One of the things that I found so interesting, when I began to look into the nature of Sufism and to practice it, was how much it seemed to me to resemble the act of creation (and in particular, the inspirational nature of it) that I had been practicing for a number of years prior to all of this. At that time, I didn’t realize that these things resembled one another because they were the same, but the model of what I did understand about the one was awfully helpful in understanding the other. What I found was that to create, it was best to empty myself in that moment, when I set down to work.

Keep in mind, I had no way of realizing why this worked; it just did work and that was good enough for me. But what I was doing, in those years of practice, practice both writing and impelling that inspiration (and here I would like to interject that that practice was a constant, difficult work. Fulfilling, in its way, but very very difficult. People always seem to want some sort of shortcut, which is impossible. Practicing writing or practicing Sufism, both were enormously demanding,) was becoming a good instrument. By that, I guess a good comparison would be when you are just playing the guitar, freely, and the compulsion of a tune comes on and you follow it along, but suddenly, the note you want to play next is one you don’t know how to perform; knowing how to play every note, every intonation, and that automatically, makes you a good instrument. It allows the inspiration to work its way through you and through the guitar, allowing that inspiration to play you. This was how I approached writing, even though there were added layers of work involved that could not (at least not by me) be handled the same way; as much of the work as I could perform in that way, the better everything seemed to be and the farther along I progressed. All art can be handled in this way—there are particular logistical problems to each discipline, and how each artist handles those problems—but, at the core of it, it is all the same. For me, however, this was art, though, not Everything Else. And how, at the time, it connected with prayer, was still a long way distant.

I clung to that common definition of prayer for a long time. I was engaging in other things at that point, and they seemed to have great and immediate benefits, which, compared to prayer (as I defined it at the time,) prayer was looking to be a bad investment. I took a long look at it, especially the question of its function and utility. It was in that that I realized that everything I was doing was prayer.

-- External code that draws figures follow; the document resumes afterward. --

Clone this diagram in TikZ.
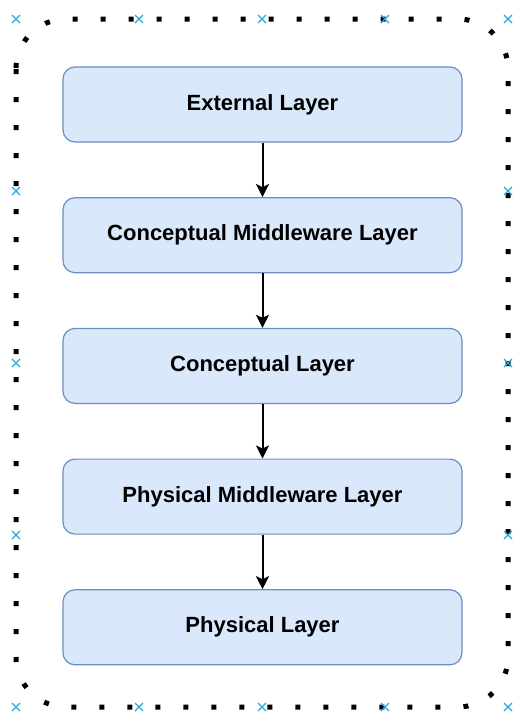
\documentclass[tikz,border=0pt]{standalone}
\usepackage{fontspec}
\setmainfont{Liberation Sans}
\usetikzlibrary{positioning,arrows.meta}

\definecolor{layerfill}{HTML}{DAE8FC}
\definecolor{layerdraw}{HTML}{6C8EBF}
\definecolor{handleblue}{HTML}{29A8E0}

\begin{document}
\begin{tikzpicture}[
        x=1pt, y=-1pt,
        layer/.style={draw=layerdraw, fill=layerfill, line width=1.2pt, rounded corners=12pt,
          minimum width=399pt, minimum height=75pt, font=\fontsize{22}{22}\selectfont\bfseries},
        link/.style={-{Stealth[length=13pt,width=13pt,inset=3pt]}, line width=2pt},
        frame/.style={line width=5pt, dash pattern=on 5pt off 23pt, rounded corners=50pt},
        handle/.style={draw=handleblue, line width=1.2pt}
      ]
      \useasboundingbox (0,0) rectangle (513,713);

      % dotted group frame with its selection handles
      \draw[frame] (16,19) rectangle (508,707);
      \foreach \x in {16,139,262,385,508} {
        \draw[handle] (\x,19) +(-4,-4) -- +(4,4) +(-4,4) -- +(4,-4);
        \draw[handle] (\x,707) +(-4,-4) -- +(4,4) +(-4,4) -- +(4,-4);
      }
      \foreach \y in {191,363,535} {
        \draw[handle] (16,\y) +(-4,-4) -- +(4,4) +(-4,4) -- +(4,-4);
        \draw[handle] (508,\y) +(-4,-4) -- +(4,4) +(-4,4) -- +(4,-4);
      }

      \node (ext) [layer] at (262.5,104.5) {External Layer};
      \node (cml) [node distance=54.5pt, below=of ext, layer] {Conceptual Middleware Layer};
      \node (con) [node distance=54.5pt, below=of cml, layer] {Conceptual Layer};
      \node (pml) [node distance=54.5pt, below=of con, layer] {Physical Middleware Layer};
      \node (phy) [node distance=54.5pt, below=of pml, layer] {Physical Layer};

      \draw[link] (ext) -- (cml);
      \draw[link] (cml) -- (con);
      \draw[link] (con) -- (pml);
      \draw[link] (pml) -- (phy);

    \end{tikzpicture}
\end{document}
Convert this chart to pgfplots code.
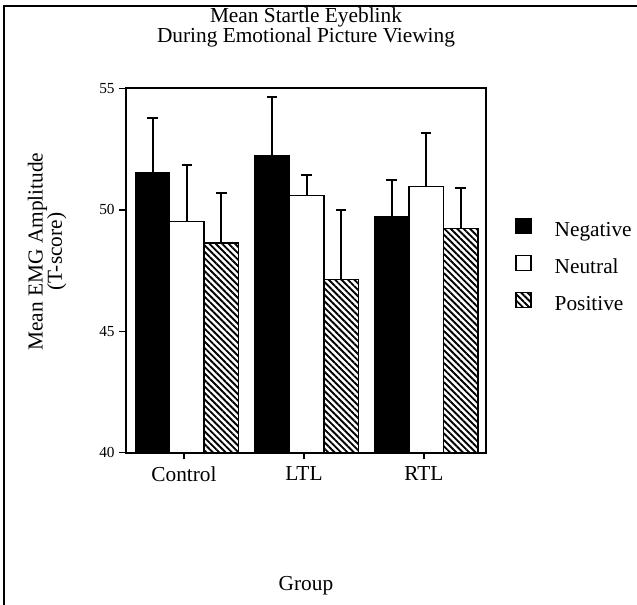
\documentclass[border=0pt]{standalone}
\usepackage{pgfplots}
\pgfplotsset{compat=1.18}
\usepackage{fontspec}
\setmainfont{Liberation Serif}
\usetikzlibrary{patterns.meta}
\begin{document}
\begin{tikzpicture}
\path[use as bounding box] (0,0) rectangle (477.75pt,-453.75pt);
\draw[line width=1.9pt] (3pt,-453.75pt) -- (3pt,-4.5pt) -- (477.75pt,-4.5pt);
\begin{axis}[
  at={(94.5pt,-339.53pt)}, anchor=south west,
  scale only axis, width=270pt, height=273.3pt,
  xmin=-0.483, xmax=2.517, ymin=40, ymax=55,
  xtick={0,1,2}, xticklabels={Control,LTL,RTL},
  ytick={40,45,50,55},
  tick align=outside, tick pos=left, major tick length=5pt,
  every tick/.style={black, line width=1.1pt},
  axis line style={line width=1.5pt},
  /pgf/number format/assume math mode=true,
  yticklabel style={font=\fontsize{11.5}{13}\selectfont},
  xticklabel style={font=\fontsize{16}{19}\selectfont, yshift=-2pt},
  title={Mean Startle Eyeblink\\[-0.5pt]During Emotional Picture Viewing},
  title style={at={(0.5,1.145)}, anchor=center, align=center, font=\fontsize{16}{14.5}\selectfont},
  xlabel={Group},
  xlabel style={at={(0.5,-0.366)}, anchor=center, font=\fontsize{16}{19}\selectfont},
  ylabel={Mean EMG Amplitude\\[-1pt](T-score)},
  ylabel style={at={(-0.219,0.552)}, anchor=center, align=center, font=\fontsize{16}{13.5}\selectfont},
  error bars/y dir=plus, error bars/y explicit,
  error bars/error bar style={line width=1.5pt, black},
  error bars/error mark options={rotate=90, mark size=4pt, line width=1.5pt, black},
  legend style={draw=none, fill=none, at={(1.0806,0.51)}, anchor=west,
    inner sep=0pt, row sep=9.6pt,
    nodes={inner sep=0pt, text height=11pt, text depth=4pt, anchor=west},
    font=\fontsize{16}{19}\selectfont},
  legend cell align=left,
  legend image code/.code={
    \draw[#1, line width=1.1pt] (0pt,-1.1pt) rectangle (11.25pt,10.1pt);
    \path[draw=none, fill=none, pattern=none] (11.25pt,0pt) -- (29pt,0pt);
  },
]
\addplot[ybar, bar shift=0pt, bar width=0.287, fill=black, draw=black, line width=1.1pt]
  coordinates {(-0.262,51.52) +- (0,2.27) (0.735,52.22) +- (0,2.41) (1.73,49.70) +- (0,1.51)};
\addlegendentry{Negative}
\addplot[ybar, bar shift=0pt, bar width=0.287, fill=white, draw=black, line width=1.1pt]
  coordinates {(0.025,49.51) +- (0,2.34) (1.022,50.58) +- (0,0.85) (2.018,50.95) +- (0,2.22)};
\addlegendentry{Neutral}
\addplot[ybar, bar shift=0pt, bar width=0.287, draw=black, line width=1.1pt,
  pattern={Lines[angle=-45, distance=3.4pt, line width=1.4pt]}]
  coordinates {(0.312,48.64) +- (0,2.03) (1.309,47.14) +- (0,2.84) (2.305,49.22) +- (0,1.69)};
\addlegendentry{Positive}
\end{axis}
\end{tikzpicture}
\end{document}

Everything has its ground, its aspect, and, as I was moving along, the more I began to realize that the important part of those things is that nature, that aspect, because those are the Names of those things through which we impel their appearance. Prayer is a sacred moment, and the sacred has an aspect: this is what we are called to do, in prayer, to impel the sacred and in that moment, on our knees, surrender to it. The words and the gestures are part of an act to begin that process, but those words and motions have no meaning but what we impart to them ourselves, towards the sacred. Because of this, they can be utilized or dispensed with entirely. To be “prayerful” is to be in that state of surrender, before the sacred. One can induce that surrender, through a “moment of prayer,” but from there, one can maintain that surrender, all through the day. Stopping, throughout the day, to pray again is very helpful to support that state of surrender but not absolutely necessary. Practice makes it possible to maintain it, unceasingly.

What that surrender is is the same as “being a good instrument,” an empty place in which the sacred can manifest itself within you, but only through that surrender. The method and means are very much the same as the “inspirational approach” to creating, and it is easy to see, at that point, how one can approach everything one does, in their entire life, in that way. Praying unceasingly.